Don’t discard that prickly pineapple top, put it to good use instead. We show you how to start growing pineapples from tops.
After chopping the top off a fresh pineapple, have you ever found yourself hovering over the compost bucket with its green spiky foliage in hand, wondering if you could ever grow your own pineapple plant? The answer is yes. And if you have a lot of patience and enjoy a bit of a challenge, then here’s how to go about it.
Pineapples (Ananas comosus) are a member of the bromeliad family and are mainly grown in a warm and tropical climate. They will usually grow one to two pineapple fruits from the centre of the plant over its lifetime of between three and five years.
As a tropical plant, pineapples require daytime temperatures of around 28-30 ºC and warm night temperatures of above 18 degrees to fruit, so keeping them in a bright spot indoors so they stay warm in winter will be needed to promote fruiting.
How to prepare for planting
Remove excess flesh from around the base of your pineapple top before removing about six layers of leaves from the base to expose around two centimetres of stalk. Sometimes you may see small arial roots where the leaves have been removed which is great, because these will be your pineapple plant’s first new roots.
Allow your pineapple top to dry around the base by placing it somewhere warm and dry for a couple of days. Some people have luck just putting the top of a pineapple in water but, as pineapple plants are susceptible to fungal problems, allowing the newly prepared top to air dry will give your new plant a better start to life.
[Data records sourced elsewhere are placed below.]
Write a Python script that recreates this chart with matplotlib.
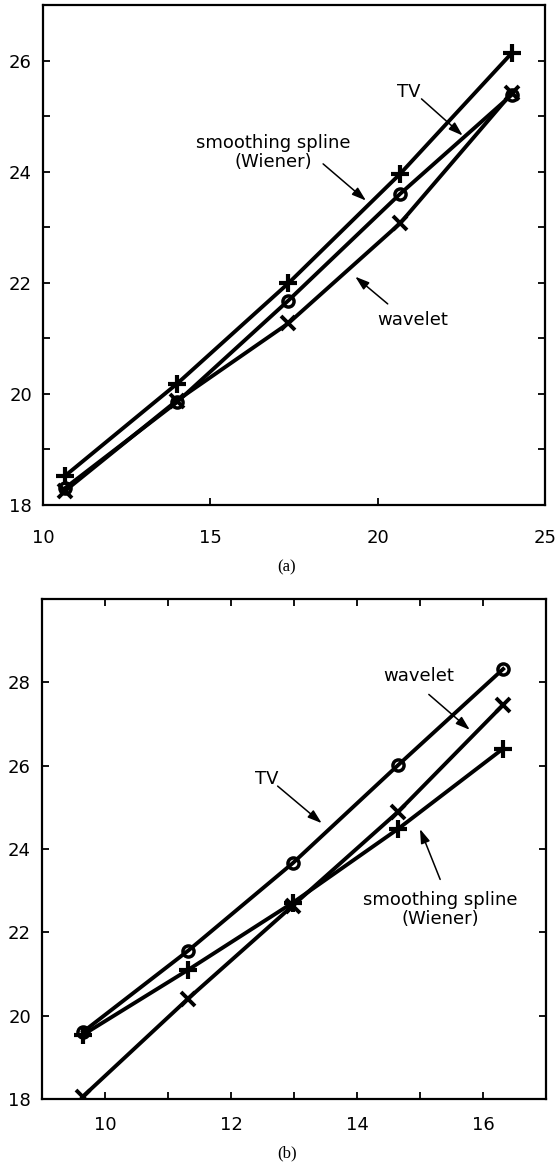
import matplotlib
matplotlib.use('Agg')
import matplotlib.pyplot as plt

# panel (a)
xa = [10.67, 14.0, 17.33, 20.67, 24.0]
spline_a = [18.53, 20.18, 21.99, 23.96, 26.13]
tv_a = [18.31, 19.85, 21.68, 23.60, 25.38]
wavelet_a = [18.26, 19.88, 21.27, 23.07, 25.41]

# panel (b)
xb = [9.65, 11.32, 12.98, 14.65, 16.32]
spline_b = [19.54, 21.10, 22.71, 24.48, 26.41]
tv_b = [19.61, 21.56, 23.66, 26.01, 28.32]
wavelet_b = [18.06, 20.41, 22.64, 24.89, 27.46]

plt.rcParams['font.family'] = ['DejaVu Sans']

fig = plt.figure(figsize=(5.6, 11.67), dpi=100)
ax1 = fig.add_axes([43 / 560, 1 - 505 / 1167, 502 / 560, 500 / 1167])
ax2 = fig.add_axes([42 / 560, 1 - 1099 / 1167, 504 / 560, 500 / 1167])

lw = 2.8
arrow = dict(arrowstyle='-|>,head_length=0.85,head_width=0.28', lw=1.1, color='k',
             mutation_scale=10, shrinkA=0, shrinkB=0)
txt = dict(fontsize=13, ha='center', va='center', linespacing=1.1)


def draw(ax, x, spline, tv, wavelet):
    ax.plot(x, spline, color='k', lw=lw, marker='+', ms=13, mew=3)
    ax.plot(x, tv, color='k', lw=lw, marker='o', ms=8, mew=2.5, fillstyle='none')
    ax.plot(x, wavelet, color='k', lw=lw, marker='x', ms=10, mew=2.8)
    for s in ax.spines.values():
        s.set_linewidth(1.6)
    ax.tick_params(direction='in', length=5, width=1.3, labelsize=13)


# (a)
draw(ax1, xa, spline_a, tv_a, wavelet_a)
ax1.set_xlim(10, 25)
ax1.set_ylim(18, 27)
ax1.set_xticks([10, 15, 20, 25])
ax1.set_yticks(range(18, 27))
ax1.set_yticklabels([str(v) if v % 2 == 0 else '' for v in range(18, 27)])
ax1.tick_params(axis='y', right=True, pad=8)
ax1.tick_params(axis='x', pad=17)
ax1.annotate('', xy=(19.65, 23.48), xytext=(18.37, 24.14), arrowprops=arrow)
ax1.text(16.87, 24.35, 'smoothing spline\n(Wiener)', **txt)
ax1.annotate('', xy=(22.54, 24.65), xytext=(21.31, 25.31), arrowprops=arrow)
ax1.text(20.94, 25.43, 'TV', **txt)
ax1.annotate('', xy=(19.33, 22.11), xytext=(20.3, 21.62), arrowprops=arrow)
ax1.text(21.04, 21.33, 'wavelet', **txt)

# (b)
draw(ax2, xb, spline_b, tv_b, wavelet_b)
ax2.set_xlim(9, 17)
ax2.set_ylim(18, 30)
ax2.set_xticks(range(10, 17))
ax2.set_xticklabels([str(v) if v % 2 == 0 else '' for v in range(10, 17)])
ax2.set_yticks(range(18, 30, 2))
ax2.tick_params(axis='y', right=True, pad=8)
ax2.tick_params(axis='x', top=True, pad=12)
ax2.annotate('', xy=(15.79, 26.86), xytext=(15.14, 27.71), arrowprops=arrow)
ax2.text(14.98, 28.16, 'wavelet', **txt)
ax2.annotate('', xy=(13.44, 24.62), xytext=(12.74, 25.51), arrowprops=arrow)
ax2.text(12.57, 25.67, 'TV', **txt)
ax2.annotate('', xy=(15.0, 24.48), xytext=(15.32, 23.27), arrowprops=arrow)
ax2.text(15.32, 22.55, 'smoothing spline\n(Wiener)', **txt)

fig.text(287 / 560, 1 - 567 / 1167, '(a)', family='Liberation Serif', fontsize=12, ha='center', va='center')
fig.text(287 / 560, 1 - 1153 / 1167, '(b)', family='Liberation Serif', fontsize=12, ha='center', va='center')

fig.savefig('out.png', dpi=100)
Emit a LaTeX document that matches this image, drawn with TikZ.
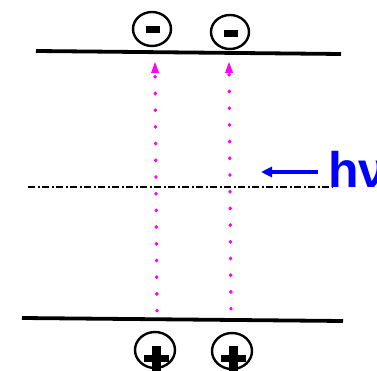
\documentclass[tikz,border=0pt]{standalone}
\usepackage{fontspec}
\newfontfamily\hvfont{Liberation Sans}
\usetikzlibrary{arrows.meta,shapes.geometric}
\definecolor{mag}{RGB}{255,0,255}
\definecolor{hvblue}{RGB}{0,0,255}
\begin{document}
\begin{tikzpicture}[x=1pt,y=-1pt,
  plate/.style={line width=3.8pt},
  chg/.style={ellipse,draw,line width=2.4pt,minimum width=38pt,minimum height=34pt,inner sep=0pt},
  field/.style={mag,line width=3.3pt,line cap=round,dash pattern=on 0.8pt off 15.9pt,-{Triangle[length=12pt,width=7pt]}},
  axis/.style={line width=1.2pt,dash pattern=on 7pt off 2.5pt on 2pt off 2.5pt}]
\useasboundingbox (0,0) rectangle (377,371);
\begin{scope}
\clip (0,0) rectangle (377,371);
% plates
\coordinate (tl) at (36,51);
\coordinate (tr) at (341,54);
\coordinate (bl) at (22,318);
\coordinate (br) at (343,321);
\draw[plate] (tl) -- (tr);
\draw[plate] (bl) -- (br);
% negative charges
\node[chg] (n1) at (152,29) {};
\node[chg] (n2) at (230,32) {};
\fill (n1.center) ++(-6,-3) rectangle ++(14,7);
\fill (n2.center) ++(-6,-2) rectangle ++(14,7);
% positive charges
\node[chg,minimum width=40pt,minimum height=36pt] (p1) at (155,350) {};
\node[chg,minimum width=40pt,minimum height=36pt] (p2) at (232,351) {};
\fill (p1.center) ++(-11,5) rectangle ++(25,7);
\fill (p1.center) ++(-3,-4) rectangle ++(9,30);
\fill (p2.center) ++(-11,4) rectangle ++(25,7);
\fill (p2.center) ++(-3,-5) rectangle ++(9,30);
% field lines
\coordinate (f1b) at (157,311);
\coordinate (f1t) at (155,61);
\coordinate (f2b) at (231,309);
\coordinate (f2t) at (229,61);
\draw[field] (f1b) -- (f1t);
\draw[field] (f2b) -- (f2t);
% axis
\coordinate (a1) at (28,187);
\coordinate (a2) at (332,187);
\draw[axis] (a1) -- (a2);
% photon
\coordinate (ps) at (318,172);
\coordinate (pe) at (261,172);
\draw[hvblue,line width=3.5pt,-{Triangle[length=11pt,width=10pt]}] (ps) -- (pe);
\node[anchor=base west,inner sep=0pt,text=hvblue,font=\hvfont\bfseries\fontsize{50}{50}\selectfont] (hv) at (328,188) {hν};
\end{scope}
\end{tikzpicture}
\end{document}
Because pineapples are a member of the bromeliad family they’re happiest in well-drained soil. So when potting up, use a good-quality, free-draining potting mix for succulents and or orchids and plant into a 15-centimetre pot – don’t worry if you don’t see any arial root growth at this stage, it will throw roots soon enough – and water in well with a seaweed solution or fish emulsion to promote root development and to settle your pineapple into its new home.
In around a year’s time, your pineapple will have outgrown its pot and its leaves will be between 20 to 40 centimetres long, so it’s time to repot it into something larger, but make sure it’s still manageable to move inside and outside with the weather, because depending on where you live, you’ll need to try and replicate the tropics – pineapples don’t like cold temperatures.
With its silvery-blue sword-like leaves, your pineapple can make an interesting indoor plant, so give it a nice pot that you are happy to look at every day.
Why won’t it fruit for me?
Sometime it doesn’t matter how hard you try, some plants just won’t be fooled that they are not in the tropics and your pineapple might be one. You can always try putting your pineapple plant – pot and all – into a large clear plastic bag and add an apple or banana into the bag with it. These fruits release ethylene gas that promote flowering and fruiting, and may just convince your pineapple to develop fruit.
Growing more plants from waste
Now you’ve grown tropical plants and fruits from what’s essentially waste. Here are a few others things to try.
If you have some onions in your pantry that have started to sprout, plant them in your garden for a crop of calcots. Calcot onions are the young sprouted onions from over-wintered plants and are celebrated vegetable in parts of Spain. They are milder in flavour than an onion and can be used like spring onions.
Celery and spring onion bases can be grown again, as can carrot and parsnip tops for either a leaf or seed crop. Basil leaves that are attached to hydroponically grown plants can be cut back and planted into pots and, once watered well with a seaweed tonic, should continue to grow.
A rummage around your pantry, too, can provide a great number of free seeds such as coriander, buckwheat, dill, celery, sesame, popping corn and fennel seeds.